Hnefatafl: the Game of the Vikings

Hnefatafl: Authenticity and Good Game Design

A tablut set made in about 2007
A tablut set made in about 2007

Saturday, 28th May 2016

There are two quests among those of us trying to promote hnefatafl: authenticity and good game design.  The first is to recreate the ancient game played by the Vikings and other historic people.  The second is to have a game that plays well.  Sometimes these aims seem to work against one another.

To achieve the aim of authenticity you would need a game that satisfies the historical evidence.  It is one thing to speculate on evidence not yet found, but you can't have authenticity by contradicting the evidence we have.  For example, when the botanist Linnaeus saw Tablut played in the eighteenth century, he gave specific examples of the king winning at the board edge.  Any reconstruction calling itself "tablut" that has the king aiming for a corner square is not authentic.

But to achieve good design, you need a game that works well: both sides must have an approximately equal chance of victory or the game becomes pointless.  Many games from past decades had a strong king who could capture attackers, who needed to be surrounded on four sides to be captured, and had to reach the board's edge as Linnaeus told us.  These matched the evidence available at the time and could have supported the claim of authenticity.  But they were badly designed: the king had an easy time would always win.

The latter problem has been solved as more information has become widely available; old works such as Linnaeus' full account of the game have been digitised by libraries and universities and put on-line for anyone to consult.  But there are still areas where the quests for authenticity clash with quests for good game design.

A decent reconstruction of the Irish game Brandub has been found that matches historical evidence and plays well.  It uses thirteen pieces on a board of seven rows of seven squares.  The rules are similar to tablut with the small change that the king does reach a corner to win, as attested by corner markings on some boards and a strong implication in some Irish poetry.  But similar Scottish boards lack corner markings, making it unlikely that the Scottish games were played in the same way.

Simply using the rules for tablut gives the king too easy a task, and so such a game would fail the design criteria.  Crowding 25 pieces onto the board (as in the spurious historical game of Ard Ri) has the opposite effect: the attackers easily win.  Adding in rules such as single-step movement or a weaponless king (who cannot capture) have no historical evidence so while they may result in a well-designed game, they depart from authenticity.

A similar issue affects the thirteen-row board.  Putting 49 pieces on this board (a king with sixteen defenders against 32 attackers) and using the otherwise authentic tablut rules creates a well-designed and playable game.  But very little evidence of such a large set of pieces exists (the 47 pieces from Nes being a disputed and sole example).  Putting the more authentic 37 pieces on this board creates a badly-designed game where the king will always win.

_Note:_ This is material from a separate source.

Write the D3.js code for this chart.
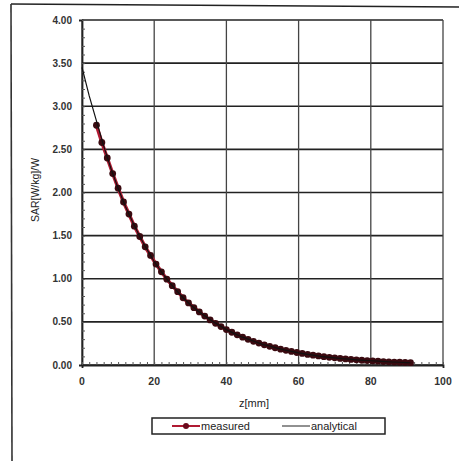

Aage Nielsen, who runs an excellent on-line play site, adopts a scientific approach to the problem.  The large number of skilled players who regularly use his web site are a great help in determining which rules work well and which don't.  These players willingly submit themselves to experiments in game-play, and Aage can analyse the results of many games.

Starting with the historical assumptions, Aage tests any uncertanties with friendly tournaments.  Where history provides no help, modern ideas are introduced.  Sometimes this results in departures from authenticity, such as the adoption of R. C. Bell's improbable 1969 layout for tawlbwrdd or my own equally improbable layout for a 15x15 board.  But in these cases authenticity takes us as far as it can, and departures are at least justified by good game design.  Inauthenticity is kept to a minimum.

Aage has published his conclusions on the site. This page gives a unified set of rules for an historic hnefatafl game.  It's very useful for someone who wants to use hnefatafl as a re-enactment or educational activity.  Not only will participants be playing a game close to that played by the Vikings, Anglo-Saxons and Celts, but the game will be well-designed and free of fundamental flaws.  Perhaps then the participants will want to continue playing the game when the themed activity is over.